On Thu 06-11-25 21:02:35, Zhang Yi wrote:
> On 11/6/2025 5:15 PM, Jan Kara wrote:
> > On Fri 31-10-25 14:29:02, Zhang Yi wrote:
> >> From: Zhang Yi <yi.zhang@xxxxxxxxxx>
> >>
> >> Currently, ext4_es_cache_extent() is used to load extents into the
> >> extent status tree when reading on-disk extent blocks. Since it may be
> >> called while moving or modifying the extent tree, so it does not
> >> overwrite existing extents in the extent status tree and is only used
> >> for the initial loading.
> >>
> >> There are many other places in ext4 where on-disk extents are inserted
> >> into the extent status tree, such as in ext4_map_query_blocks().
> >> Currently, they call ext4_es_insert_extent() to perform the insertion,
> >> but they don't modify the extents, so ext4_es_cache_extent() would be a
> >> more appropriate choice. However, when ext4_map_query_blocks() inserts
> >> an extent, it may overwrite a short existing extent of the same type.
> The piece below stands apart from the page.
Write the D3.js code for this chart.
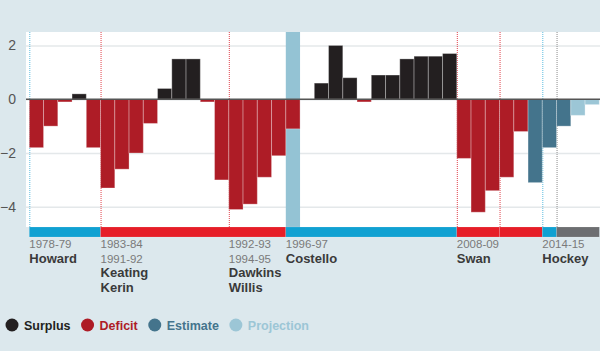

> >> Therefore, to prepare for the replacements, we need to extend
> >> ext4_es_cache_extent() to allow it to overwrite existing extents with
> >> the same type.
> >>
> >> In addition, since cached extents can be more lenient than the extents
> >> they modify and do not involve modifying reserved blocks, it is not
> >> necessary to ensure that the insertion operation succeeds as strictly as
> >> in the ext4_es_insert_extent() function.
> >>
> >> Signed-off-by: Zhang Yi <yi.zhang@xxxxxxxxxx>
> >
> > Thanks for writing this series! I think we can actually simplify things
> > event further. Extent status tree operations can be divided into three
> > groups:
> > 1) Lookups in es tree - protected only by i_es_lock.
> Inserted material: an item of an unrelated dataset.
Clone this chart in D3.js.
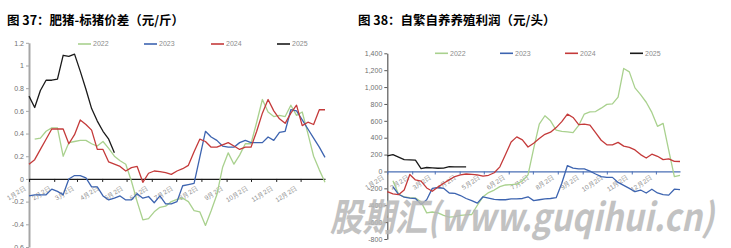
<!DOCTYPE html>
<html>
<head>
<meta charset="utf-8">
<script src="https://cdn.jsdelivr.net/npm/d3@7"></script>
<style>
  body { margin:0; background:#fff; }
  svg { display:block; font-family:"Noto Sans CJK SC","Noto Sans",sans-serif; }
</style>
</head>
<body>
<div id="wrap"></div>
<script>
// ---- data ----
var seriesNames = ['2022', '2023', '2024', '2025'];
var seriesColors = ['#a9d18e', '#3d64b0', '#c43a3a', '#1a1a1a'];
var monthLabels = ['1月2日','2月2日','3月2日','4月2日','5月2日','6月2日','7月2日','8月2日','9月2日','10月2日','11月2日','12月2日'];

// 图37 肥猪-标猪价差 (元/斤), weekly
var spread2022 = [null, 0.35, 0.36, 0.42, 0.45, 0.45, 0.20, 0.32, 0.33, 0.34, 0.34, 0.31, 0.29, 0.33, 0.27, 0.20, 0.16, 0.13, -0.02, -0.20, -0.36, -0.35, -0.29, -0.25, -0.24, -0.20, -0.18, -0.17, -0.20, -0.28, -0.29, -0.41, -0.28, -0.14, 0.10, 0.23, 0.13, 0.21, 0.31, 0.31, 0.50, 0.70, 0.59, 0.55, 0.56, 0.55, 0.65, 0.56, 0.59, 0.40, 0.20, 0.08, -0.03];
var spread2023 = [-0.15, -0.14, -0.14, -0.14, -0.09, -0.11, -0.14, 0.00, 0.03, 0.03, 0.01, -0.07, -0.07, -0.15, -0.185, -0.17, -0.15, -0.185, -0.185, -0.13, -0.17, -0.155, -0.21, -0.15, -0.22, -0.22, -0.20, -0.06, -0.05, -0.04, 0.19, 0.42, 0.37, 0.34, 0.29, 0.28, 0.28, 0.32, 0.34, 0.32, 0.32, 0.32, 0.37, 0.34, 0.41, 0.42, 0.61, 0.60, 0.52, 0.44, 0.36, 0.28, 0.19];
var spread2024 = [0.13, 0.17, 0.26, 0.35, 0.44, 0.44, 0.44, 0.31, 0.39, 0.52, 0.48, 0.43, 0.26, 0.26, 0.15, 0.13, 0.11, 0.07, 0.10, 0.11, -0.03, 0.05, 0.07, 0.065, 0.055, 0.04, 0.07, 0.09, 0.12, 0.24, 0.35, 0.33, 0.28, 0.28, 0.30, 0.32, 0.29, 0.26, 0.28, 0.28, 0.42, 0.58, 0.70, 0.60, 0.53, 0.49, 0.58, 0.65, 0.47, 0.50, 0.48, 0.61, 0.61];
var spread2025 = [0.73, 0.63, 0.78, 0.87, 0.87, 0.88, 1.09, 1.08, 1.10, 0.95, 0.79, 0.62, 0.51, 0.42, 0.35, 0.23];
var spreadTicks = [-0.6, -0.4, -0.2, 0, 0.2, 0.4, 0.6, 0.8, 1, 1.2];

// 图38 自繁自养养殖利润 (元/头), weekly
var profit2022 = [null, -110, -270, -300, -310, -315, -360, -490, -480, -490, -520, -540, -535, -520, -515, -510, -400, -300, -250, -220, -180, -160, -155, -150, -110, -40, 270, 560, 660, 600, 490, 475, 470, 460, 545, 680, 705, 710, 750, 795, 800, 880, 1220, 1180, 990, 910, 820, 700, 535, 570, 250, -60, -45];
var profit2023 = [null, -180, -270, -305, -315, -320, -390, -335, -200, -190, -200, -255, -260, -285, -320, -345, -375, -300, -315, -330, -335, -335, -325, -325, -320, -300, -345, -335, -325, -320, -310, -140, 70, 40, 30, 30, 5, -30, -60, -70, -70, -130, -165, -200, -240, -220, -255, -210, -255, -275, -280, -210, -215];
var profit2024 = [-240, -265, -275, -220, -35, -100, -115, -195, -235, -185, -140, -100, -60, -40, -30, -35, -40, -55, -45, -15, 55, 200, 350, 410, 375, 290, 335, 390, 440, 465, 520, 590, 680, 640, 555, 560, 550, 460, 370, 316, 316, 345, 300, 285, 255, 200, 160, 205, 180, 140, 150, 120, 118];
var profit2025 = [185, 200, 170, 140, 138, 135, 35, 47, 42, 38, 40, 58, 55, 55, 55];
var profitTicks = [-800, -600, -400, -200, 0, 200, 400, 600, 800, 1000, 1200, 1400];

var startDay = new Date(2025, 0, 2);
var weekDates = d3.range(53).map(function(i){ return d3.timeDay.offset(startDay, i * 7); });
var monthDates = d3.range(12).map(function(m){ return new Date(2025, m, 2); });

var plainFormat = d3.formatLocale({decimal:'.', thousands:',', grouping:[3], currency:['',''], minus:'-'});

// ---- chart ----
var LineChart = function(opts){
  this.svg = opts.svg;
  this.opts = opts;
}

LineChart.prototype.draw = function(){
  this.createScales();
  this.addTitle();
  this.addAxes();
  this.addLines();
  this.addLegend();
}

LineChart.prototype.createScales = function(){
  var o = this.opts;
  this.x = d3.scaleTime()
    .domain([weekDates[0], weekDates[52]])
    .range([o.left, o.right]);
  this.y = d3.scaleLinear()
    .domain(o.yDomain)
    .range([o.bottom, o.top]);
}

LineChart.prototype.addTitle = function(){
  var o = this.opts;
  this.svg.append('text')
    .attr('x', o.titleX)
    .attr('y', 25)
    .attr('font-size', '12.5px')
    .attr('font-weight', 'bold')
    .attr('fill', '#000')
    .text(o.title);
}

LineChart.prototype.addAxes = function(){
  var o = this.opts, self = this;
  var yAxis = d3.axisLeft(this.y)
    .tickValues(o.yTicks)
    .tickFormat(o.yFormat)
    .tickSize(3)
    .tickSizeOuter(0)
    .tickPadding(2);
  var gy = this.svg.append('g')
    .attr('class', 'y-axis')
    .attr('transform', 'translate(' + o.left + ',0)')
    .call(yAxis);
  gy.select('.domain').attr('stroke', o.yAxisColor).attr('stroke-width', o.yAxisWidth);
  gy.selectAll('.tick line').attr('stroke', o.yAxisColor);
  gy.selectAll('.tick text').attr('fill', '#6f6f6f').attr('font-size', '7px').attr('font-family', 'Liberation Sans, sans-serif');

  var xAxis = d3.axisBottom(this.x)
    .tickValues(monthDates)
    .tickFormat(function(d, i){ return monthLabels[i]; })
    .tickSize(3)
    .tickSizeOuter(0);
  var gx = this.svg.append('g')
    .attr('class', 'x-axis')
    .attr('transform', 'translate(0,' + this.y(0) + ')')
    .call(xAxis);
  gx.select('.domain').attr('stroke', o.zeroColor).attr('stroke-width', 1.2);
  gx.selectAll('.tick line').attr('stroke', o.zeroColor);
  gx.selectAll('.tick text')
    .attr('fill', '#8c8c8c')
    .attr('font-size', '6.5px')
    .attr('text-anchor', 'end')
    .attr('x', 0).attr('y', 0).attr('dy', 0)
    .attr('transform', 'translate(-3,' + o.labelDy + ') rotate(-33)');
}

LineChart.prototype.addLines = function(){
  var self = this;
  var lineGen = d3.line()
    .defined(function(d){ return d.v != null; })
    .x(function(d){ return self.x(d.date); })
    .y(function(d){ return self.y(d.v); });
  this.opts.series.forEach(function(values, k){
    var pts = values.map(function(v, i){ return {date: weekDates[i], v: v}; });
    self.svg.append('path')
      .attr('class', 'line-path')
      .attr('d', lineGen(pts))
      .attr('fill', 'none')
      .attr('stroke', seriesColors[k])
      .attr('stroke-width', 1.3)
      .attr('stroke-linejoin', 'round');
  });
}

LineChart.prototype.addLegend = function(){
  var o = this.opts, self = this;
  seriesNames.forEach(function(name, k){
    var lx = o.legendX[k];
    self.svg.append('line')
      .attr('x1', lx).attr('x2', lx + 13)
      .attr('y1', o.legendY).attr('y2', o.legendY)
      .attr('stroke', seriesColors[k])
      .attr('stroke-width', 1.6);
    self.svg.append('text')
      .attr('x', lx + 15)
      .attr('y', o.legendY)
      .attr('dy', '0.35em')
      .attr('font-size', '7px')
      .attr('font-family', 'Liberation Sans, sans-serif')
      .attr('fill', '#8c8c8c')
      .text(name);
  });
}

var svg = d3.select('#wrap').append('svg')
  .attr('width', 731)
  .attr('height', 248);

new LineChart({
  svg: svg,
  title: '图 37：肥猪-标猪价差（元/斤）',
  titleX: 7,
  left: 29, right: 325, top: 42.8, bottom: 247,
  yDomain: [-0.6, 1.2],
  yTicks: spreadTicks,
  yFormat: function(d){ return String(+d.toFixed(1)); },
  yAxisColor: '#a6a6a6', yAxisWidth: 2,
  zeroColor: '#1a1a1a',
  labelDy: 10,
  series: [spread2022, spread2023, spread2024, spread2025],
  legendX: [78, 144, 211, 277], legendY: 44
}).draw();

new LineChart({
  svg: svg,
  title: '图 38：自繁自养养殖利润（元/头）',
  titleX: 358,
  left: 387.3, right: 680, top: 53.3, bottom: 239,
  yDomain: [-800, 1400],
  yTicks: profitTicks,
  yFormat: plainFormat.format(','),
  yAxisColor: '#595959', yAxisWidth: 1.2,
  zeroColor: '#4a6fb5',
  labelDy: 7,
  series: [profit2022, profit2023, profit2024, profit2025],
  legendX: [435, 500, 565, 630], legendY: 53.3
}).draw();

// watermark
svg.append('text')
  .attr('x', 330)
  .attr('y', 231)
  .attr('font-size', '38px')
  .attr('font-weight', 'bold')
  .attr('font-style', 'italic')
  .attr('fill', '#b8b8b8')
  .attr('opacity', 0.85)
  .attr('textLength', 384)
  .attr('lengthAdjust', 'spacingAndGlyphs')
  .text('股期汇(www.guqihui.cn)');
</script>
</body>
</html>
> > 2) Caching of on-disk state into es tree - protected by i_es_lock and
> > i_data_sem (at least in read mode).
> > 3) Modification of existing state - protected by i_es_lock and i_data_sem
> > in write mode.
>
> Yeah.
>
> >
> > Now because 2) has exclusion vs 3) due to i_data_sem, the observation is
> > that 2) should never see a real conflict - i.e., all intersecting entries
> > in es tree have the same status, otherwise this is a bug.
>
> While I was debugging, I observed two exceptions here.
>
> A. The first exceptions is about the delay extent. Since there is no actual
> extent present in the extent tree on the disk, if a delayed extent
> already exists in the extent status tree and someone calls
> ext4_find_extent()->ext4_cache_extents() to cache an extent at the same
> location, then a status mismatch will occur (attempting to replace
> the delayed extent with a hole). This is not a bug.
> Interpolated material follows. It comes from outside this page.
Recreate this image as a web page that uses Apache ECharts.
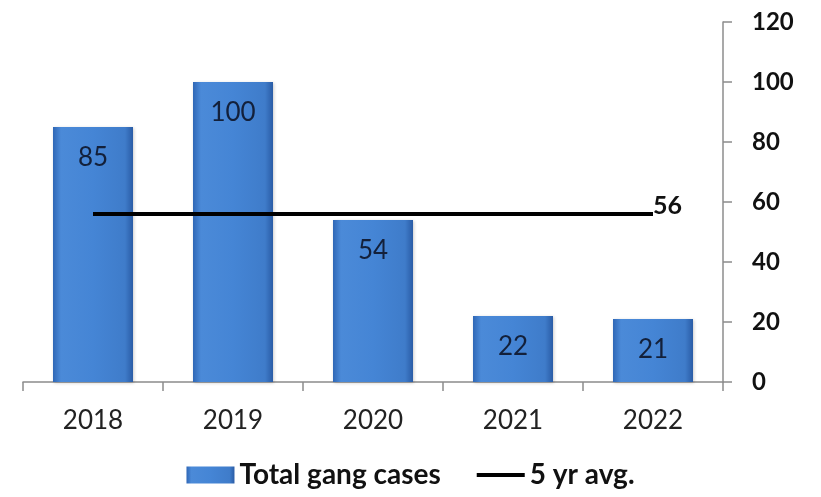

> B. I also observed that ext4_find_extent()->ext4_cache_extents() is called
> during splitting and conversion between unwritten and written states (in
> most scenarios, EXT4_EX_NOCACHE is not added). However, because the
> process is in an intermediate state of handling extents, there can be
> cases where the status do not match. I did not analyze this scenario in
> detail, but since ext4_es_insert_extent() is called at the end of the
> processing to ensure the final state is correct, I don't think this is a
> practical issue either.
Thanks for bringing this up. I didn't think about these two cases. As for
case A that is easy to deal with as you write below. A hole insertion can
be deemed compatible with existing delalloc extent.
Case B is more difficult and I think I need to better understand the
details there to decide what to do. Only extent splitting (as it happens
e.g. with EXT4_GET_BLOCKS_PRE_IO) should keep extents in the extent tree and
extent status tree compatible. So it has to be something like
EXT4_GET_BLOCKS_CONVERT case. There indeed after we call
ext4_ext_mark_initialized() we have initialized extent on disk but in
extent status tree it is still as unwritten. But I just didn't find a place
in the extent conversion path that would modify extent state on disk and
then call ext4_find_extent(). Can you perhaps share a stacktrace where the
extent incompatibility was hit from ext4_cache_extents()? Thanks!
Honza
--
Jan Kara <jack@xxxxxxxx>
SUSE Labs, CR